## Stated problem
Leave out every picture, then output exactly the lines between the ones holding "Rebuild this chart" and "const y = d3.scaleLinear().domain([0, 300]).range([B, T]);", inclusive, and nothing beyond them.

## Entries shown
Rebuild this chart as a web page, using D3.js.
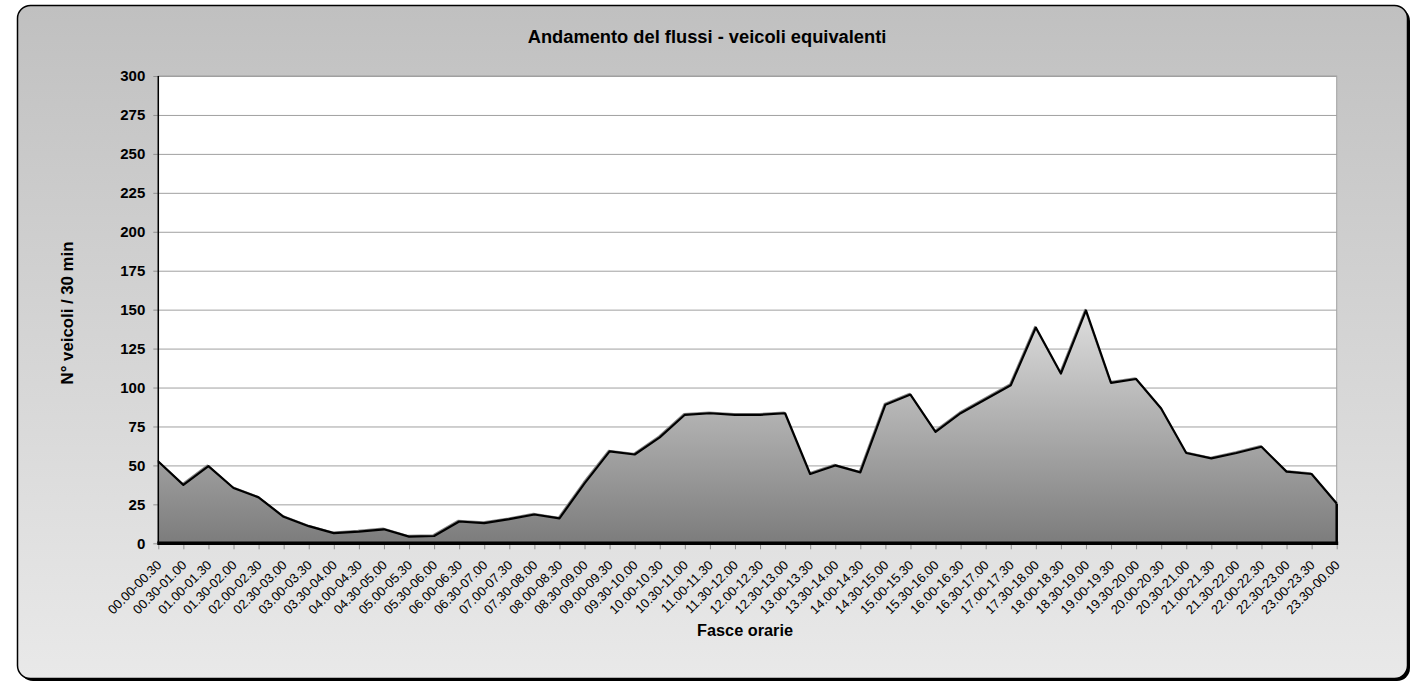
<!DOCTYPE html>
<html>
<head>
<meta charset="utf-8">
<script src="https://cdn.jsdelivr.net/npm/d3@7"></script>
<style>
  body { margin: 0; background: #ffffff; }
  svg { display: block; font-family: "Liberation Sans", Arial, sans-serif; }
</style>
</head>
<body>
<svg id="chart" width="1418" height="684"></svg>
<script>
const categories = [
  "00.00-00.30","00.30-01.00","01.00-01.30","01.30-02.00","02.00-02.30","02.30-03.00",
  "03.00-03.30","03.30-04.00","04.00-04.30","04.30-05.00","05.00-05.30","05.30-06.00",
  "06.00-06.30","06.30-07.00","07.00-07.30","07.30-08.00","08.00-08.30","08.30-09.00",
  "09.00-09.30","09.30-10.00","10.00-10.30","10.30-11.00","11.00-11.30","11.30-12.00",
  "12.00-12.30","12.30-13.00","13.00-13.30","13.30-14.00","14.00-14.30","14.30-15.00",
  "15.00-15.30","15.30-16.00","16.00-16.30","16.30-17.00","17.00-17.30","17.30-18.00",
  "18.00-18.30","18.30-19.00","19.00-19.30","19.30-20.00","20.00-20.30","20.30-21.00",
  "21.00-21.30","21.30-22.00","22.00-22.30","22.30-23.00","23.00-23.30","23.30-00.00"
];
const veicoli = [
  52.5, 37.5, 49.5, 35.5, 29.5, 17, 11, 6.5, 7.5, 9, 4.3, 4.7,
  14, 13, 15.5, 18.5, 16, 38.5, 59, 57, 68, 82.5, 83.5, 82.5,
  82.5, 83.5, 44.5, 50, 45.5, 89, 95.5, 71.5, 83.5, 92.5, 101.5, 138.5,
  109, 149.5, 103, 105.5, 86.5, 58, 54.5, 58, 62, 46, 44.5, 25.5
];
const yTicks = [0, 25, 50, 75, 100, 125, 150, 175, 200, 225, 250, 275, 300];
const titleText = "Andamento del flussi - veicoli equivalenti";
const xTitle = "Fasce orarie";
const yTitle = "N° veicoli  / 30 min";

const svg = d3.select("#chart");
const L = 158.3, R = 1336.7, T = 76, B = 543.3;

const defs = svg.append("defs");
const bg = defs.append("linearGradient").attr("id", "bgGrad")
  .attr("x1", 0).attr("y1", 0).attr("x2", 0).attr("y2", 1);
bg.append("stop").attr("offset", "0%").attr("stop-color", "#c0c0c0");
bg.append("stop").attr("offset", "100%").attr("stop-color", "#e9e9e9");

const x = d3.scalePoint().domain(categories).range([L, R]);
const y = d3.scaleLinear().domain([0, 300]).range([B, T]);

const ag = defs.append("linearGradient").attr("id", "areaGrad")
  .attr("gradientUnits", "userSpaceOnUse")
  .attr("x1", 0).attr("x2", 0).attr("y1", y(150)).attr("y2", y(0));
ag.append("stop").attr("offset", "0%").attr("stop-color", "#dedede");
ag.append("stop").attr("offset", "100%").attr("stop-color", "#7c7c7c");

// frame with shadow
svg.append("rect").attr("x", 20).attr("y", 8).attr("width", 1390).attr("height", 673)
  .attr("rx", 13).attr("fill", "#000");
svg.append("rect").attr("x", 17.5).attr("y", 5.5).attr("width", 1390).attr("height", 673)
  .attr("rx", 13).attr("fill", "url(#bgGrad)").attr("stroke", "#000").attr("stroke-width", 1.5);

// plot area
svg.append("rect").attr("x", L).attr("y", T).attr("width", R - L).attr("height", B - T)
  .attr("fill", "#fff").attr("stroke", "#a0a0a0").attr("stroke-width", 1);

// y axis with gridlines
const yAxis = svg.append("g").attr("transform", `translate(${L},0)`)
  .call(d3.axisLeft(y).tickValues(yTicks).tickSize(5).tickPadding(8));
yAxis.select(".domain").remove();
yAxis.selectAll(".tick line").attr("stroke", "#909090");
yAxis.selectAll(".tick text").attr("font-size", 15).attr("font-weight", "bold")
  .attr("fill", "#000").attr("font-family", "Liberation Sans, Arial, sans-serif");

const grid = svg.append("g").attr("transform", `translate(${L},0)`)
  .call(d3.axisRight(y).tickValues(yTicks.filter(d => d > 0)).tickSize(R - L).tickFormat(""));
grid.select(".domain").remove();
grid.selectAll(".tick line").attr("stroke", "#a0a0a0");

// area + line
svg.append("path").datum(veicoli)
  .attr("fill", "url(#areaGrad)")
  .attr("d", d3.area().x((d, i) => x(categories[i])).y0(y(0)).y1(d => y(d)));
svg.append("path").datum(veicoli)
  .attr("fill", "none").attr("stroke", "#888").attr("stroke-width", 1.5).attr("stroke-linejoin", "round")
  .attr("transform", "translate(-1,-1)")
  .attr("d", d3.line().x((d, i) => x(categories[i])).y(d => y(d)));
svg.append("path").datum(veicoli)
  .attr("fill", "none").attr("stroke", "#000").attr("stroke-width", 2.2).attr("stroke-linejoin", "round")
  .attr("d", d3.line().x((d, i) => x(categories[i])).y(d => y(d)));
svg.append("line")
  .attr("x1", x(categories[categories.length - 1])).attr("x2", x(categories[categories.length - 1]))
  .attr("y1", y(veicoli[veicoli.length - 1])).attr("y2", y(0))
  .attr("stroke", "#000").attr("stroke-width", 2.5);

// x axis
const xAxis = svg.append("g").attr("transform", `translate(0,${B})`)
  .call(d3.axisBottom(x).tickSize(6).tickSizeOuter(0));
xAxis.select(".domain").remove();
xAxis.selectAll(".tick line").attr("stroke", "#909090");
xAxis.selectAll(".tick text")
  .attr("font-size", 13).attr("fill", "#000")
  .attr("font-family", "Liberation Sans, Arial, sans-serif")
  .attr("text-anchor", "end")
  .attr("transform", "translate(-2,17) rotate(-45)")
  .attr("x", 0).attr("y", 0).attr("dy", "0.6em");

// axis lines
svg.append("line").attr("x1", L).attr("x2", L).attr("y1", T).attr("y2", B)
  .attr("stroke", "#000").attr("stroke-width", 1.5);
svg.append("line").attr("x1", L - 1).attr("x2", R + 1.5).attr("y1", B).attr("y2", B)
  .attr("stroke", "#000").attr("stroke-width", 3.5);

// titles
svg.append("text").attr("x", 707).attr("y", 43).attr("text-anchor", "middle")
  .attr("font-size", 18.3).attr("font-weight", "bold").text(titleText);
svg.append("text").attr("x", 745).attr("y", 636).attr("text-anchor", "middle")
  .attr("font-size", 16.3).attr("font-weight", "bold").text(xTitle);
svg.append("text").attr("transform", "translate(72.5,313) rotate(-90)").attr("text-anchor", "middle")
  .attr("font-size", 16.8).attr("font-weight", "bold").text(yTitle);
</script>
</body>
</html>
--
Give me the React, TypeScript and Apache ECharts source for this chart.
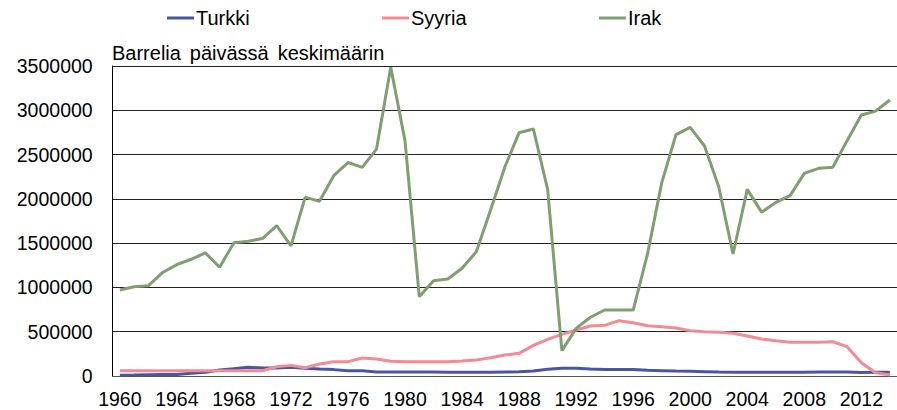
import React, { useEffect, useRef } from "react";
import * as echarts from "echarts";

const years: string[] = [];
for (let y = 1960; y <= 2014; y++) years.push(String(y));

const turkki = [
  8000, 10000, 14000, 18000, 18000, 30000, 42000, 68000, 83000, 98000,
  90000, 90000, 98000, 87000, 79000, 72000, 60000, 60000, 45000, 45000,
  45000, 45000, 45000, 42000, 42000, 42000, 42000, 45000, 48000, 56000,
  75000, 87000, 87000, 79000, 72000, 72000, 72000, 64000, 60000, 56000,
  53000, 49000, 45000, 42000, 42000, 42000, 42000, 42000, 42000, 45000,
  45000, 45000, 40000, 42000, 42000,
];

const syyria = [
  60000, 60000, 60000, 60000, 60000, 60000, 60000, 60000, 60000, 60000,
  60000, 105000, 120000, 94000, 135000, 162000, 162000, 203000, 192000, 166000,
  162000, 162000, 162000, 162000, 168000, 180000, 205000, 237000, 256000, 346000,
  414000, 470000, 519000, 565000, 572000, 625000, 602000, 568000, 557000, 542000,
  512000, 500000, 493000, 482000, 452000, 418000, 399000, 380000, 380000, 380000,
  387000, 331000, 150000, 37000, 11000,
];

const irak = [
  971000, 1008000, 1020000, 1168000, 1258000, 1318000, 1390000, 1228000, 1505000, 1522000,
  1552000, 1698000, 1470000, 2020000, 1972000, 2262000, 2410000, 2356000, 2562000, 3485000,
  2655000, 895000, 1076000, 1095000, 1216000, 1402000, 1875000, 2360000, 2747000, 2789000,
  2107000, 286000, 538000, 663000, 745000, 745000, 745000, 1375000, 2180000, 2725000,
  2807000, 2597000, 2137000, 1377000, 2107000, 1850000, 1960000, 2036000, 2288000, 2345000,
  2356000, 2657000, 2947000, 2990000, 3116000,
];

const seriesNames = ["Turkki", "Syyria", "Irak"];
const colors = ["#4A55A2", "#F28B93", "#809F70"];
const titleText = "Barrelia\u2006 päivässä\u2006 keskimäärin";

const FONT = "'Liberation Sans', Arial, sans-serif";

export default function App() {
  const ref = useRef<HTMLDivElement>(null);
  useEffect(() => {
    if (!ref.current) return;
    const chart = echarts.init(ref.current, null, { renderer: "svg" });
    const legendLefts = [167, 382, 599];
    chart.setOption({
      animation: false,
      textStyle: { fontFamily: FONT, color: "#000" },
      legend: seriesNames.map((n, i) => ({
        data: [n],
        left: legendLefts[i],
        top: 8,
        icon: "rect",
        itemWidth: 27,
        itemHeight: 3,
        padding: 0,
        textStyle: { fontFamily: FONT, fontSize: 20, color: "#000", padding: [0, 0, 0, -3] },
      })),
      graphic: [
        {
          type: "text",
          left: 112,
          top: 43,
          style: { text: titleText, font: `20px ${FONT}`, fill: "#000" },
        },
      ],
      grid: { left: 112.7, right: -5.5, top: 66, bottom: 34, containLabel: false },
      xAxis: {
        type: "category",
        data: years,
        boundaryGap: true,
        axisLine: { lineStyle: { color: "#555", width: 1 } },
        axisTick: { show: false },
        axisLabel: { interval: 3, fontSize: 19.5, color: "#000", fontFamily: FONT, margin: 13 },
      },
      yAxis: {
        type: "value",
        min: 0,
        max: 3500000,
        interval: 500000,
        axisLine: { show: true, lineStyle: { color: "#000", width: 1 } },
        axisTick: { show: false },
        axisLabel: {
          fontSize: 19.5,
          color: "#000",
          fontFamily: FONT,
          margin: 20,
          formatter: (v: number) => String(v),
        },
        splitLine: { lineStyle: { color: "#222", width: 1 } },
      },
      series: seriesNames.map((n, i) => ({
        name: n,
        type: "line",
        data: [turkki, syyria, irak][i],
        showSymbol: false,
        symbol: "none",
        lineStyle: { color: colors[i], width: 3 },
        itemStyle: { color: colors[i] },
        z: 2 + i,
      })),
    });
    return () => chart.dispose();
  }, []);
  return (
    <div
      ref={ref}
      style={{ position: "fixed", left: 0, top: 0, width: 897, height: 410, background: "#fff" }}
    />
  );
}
--
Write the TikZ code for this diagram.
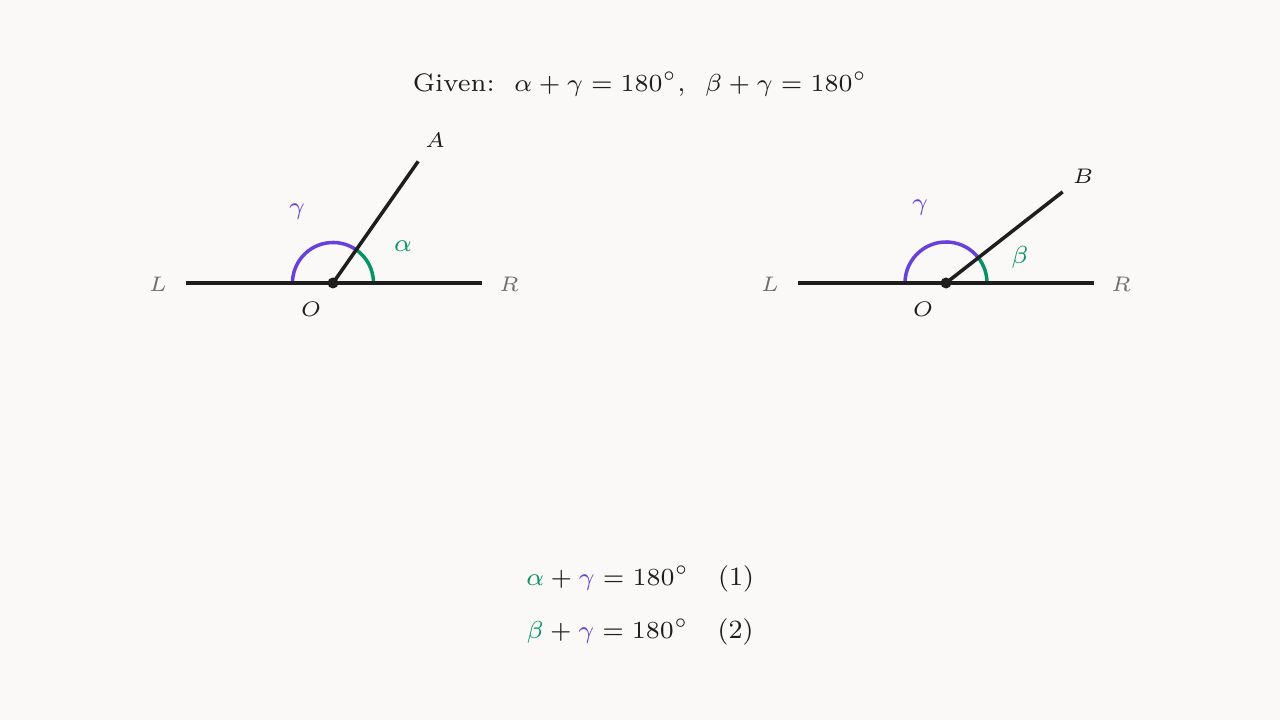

## Result for this task
Rebuild this chart as a web page, using D3.js.
<!DOCTYPE html>
<html>
<head>
<meta charset="utf-8">
<script src="https://cdn.jsdelivr.net/npm/d3@7"></script>
<style>
  body { margin: 0; background: #ffffff; }
  svg { display: block; font-family: "Liberation Sans", Arial, sans-serif; }
</style>
</head>
<body>
<svg id="chart" width="1418" height="684"></svg>
<script>
const categories = [
  "00.00-00.30","00.30-01.00","01.00-01.30","01.30-02.00","02.00-02.30","02.30-03.00",
  "03.00-03.30","03.30-04.00","04.00-04.30","04.30-05.00","05.00-05.30","05.30-06.00",
  "06.00-06.30","06.30-07.00","07.00-07.30","07.30-08.00","08.00-08.30","08.30-09.00",
  "09.00-09.30","09.30-10.00","10.00-10.30","10.30-11.00","11.00-11.30","11.30-12.00",
  "12.00-12.30","12.30-13.00","13.00-13.30","13.30-14.00","14.00-14.30","14.30-15.00",
  "15.00-15.30","15.30-16.00","16.00-16.30","16.30-17.00","17.00-17.30","17.30-18.00",
  "18.00-18.30","18.30-19.00","19.00-19.30","19.30-20.00","20.00-20.30","20.30-21.00",
  "21.00-21.30","21.30-22.00","22.00-22.30","22.30-23.00","23.00-23.30","23.30-00.00"
];
const veicoli = [
  52.5, 37.5, 49.5, 35.5, 29.5, 17, 11, 6.5, 7.5, 9, 4.3, 4.7,
  14, 13, 15.5, 18.5, 16, 38.5, 59, 57, 68, 82.5, 83.5, 82.5,
  82.5, 83.5, 44.5, 50, 45.5, 89, 95.5, 71.5, 83.5, 92.5, 101.5, 138.5,
  109, 149.5, 103, 105.5, 86.5, 58, 54.5, 58, 62, 46, 44.5, 25.5
];
const yTicks = [0, 25, 50, 75, 100, 125, 150, 175, 200, 225, 250, 275, 300];
const titleText = "Andamento del flussi - veicoli equivalenti";
const xTitle = "Fasce orarie";
const yTitle = "N° veicoli  / 30 min";

const svg = d3.select("#chart");
const L = 158.3, R = 1336.7, T = 76, B = 543.3;

const defs = svg.append("defs");
const bg = defs.append("linearGradient").attr("id", "bgGrad")
  .attr("x1", 0).attr("y1", 0).attr("x2", 0).attr("y2", 1);
bg.append("stop").attr("offset", "0%").attr("stop-color", "#c0c0c0");
bg.append("stop").attr("offset", "100%").attr("stop-color", "#e9e9e9");

const x = d3.scalePoint().domain(categories).range([L, R]);
const y = d3.scaleLinear().domain([0, 300]).range([B, T]);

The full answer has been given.